Acuity Brands, Inc. (AYI) shares ended the week at $23.18, up 2.1% for the week.
The Dow started the week at 26,806 and closed at 26,922 on 7/5. The S&P 500 started the week at 2,971 and closed at 2,991. The NASDAQ started the week at 8,146 and closed at 8,162.
Strong Jobs Report, Easing Trade Tension Buoy Yields
Treasury yields rose this week as the economy added more jobs than expected and the U.S. and China continued to work toward a trade agreement. The stronger-than-expected report calls into question whether the Federal Reserve will cut interest rates in the near future.
On Friday, the U.S. Department of Labor released its latest jobs report. The report showed 224,000 jobs added in June, far exceeding analysts' expectation of 170,000 new jobs for the month. Unemployment ticked upward to 3.7% from the prior month's reading of 3.6%.
During early trading on Friday, the 10-year Treasury note was at 2.06%, up from Wednesday's low of 1.94%. The 30-year Treasury bond was at 2.56% during trading on Friday, up from a low of 2.47% on Wednesday.
"The bounce back in the June jobs number may splash cold water on the notion of an imminent Fed rate cut," said Tony Bedikian, Managing Director and Head of Global Markets at Citizens Bank. "We'll have to see whether the equity markets can shrug that off when balanced against other macroeconomic factors, such as the hope of a China trade truce."

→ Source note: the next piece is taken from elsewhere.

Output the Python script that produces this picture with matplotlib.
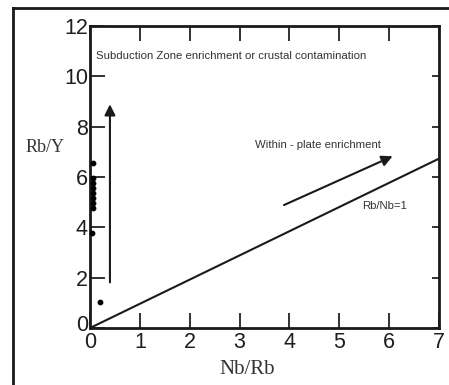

President Donald Trump met with China's President Xi Jinping on Friday, June 28, while the two were in Japan for the G-20 summit. Following the meeting between the leaders, each acknowledged that there would be no new tariffs in the short term.
"At the request of our High Tech companies, and President Xi, I agreed to allow Chinese company Huawei to buy product from them which will not impact our National Security," stated President Trump in a Twitter post on Friday. "Importantly, we have opened up negotiations again with China as our relationship with them continues to be a very good one. The quality of the transaction is far more important to me than speed. I am in no hurry, but things look very good!"
The 10-year Treasury note yield closed at 2.05% on 7/5, while the 30-year Treasury bond yield was 2.55%.
Mortgage Rates Rise Slightly
Freddie Mac released its latest Primary Mortgage Market Survey on Wednesday, July 3. The report showed a small increase in 15 and 30-year fixed rate mortgage rates.
This week, the 30-year fixed rate mortgage averaged 3.75%, up from 3.73% last week. Last year at this time, the 30-year fixed rate mortgage averaged 4.52%.
The 15-year fixed rate mortgage averaged 3.18% this week, up from last week's average of 3.16%. At this time last year, the 15-year fixed rate mortgage averaged 3.99%.
"We're seeing a tug of war happen as the fixed income market flashes warning signs while the equities market continues to march higher with optimism," said Freddie Mac Chief Economist Sam Khater. "The data suggests the economy is weakening but is still on very solid ground with high consumer confidence and a strong labor market."
Based on published national averages, the money market account closed at 1.22%. The 1-year CD finished at 2.57% on 7/5.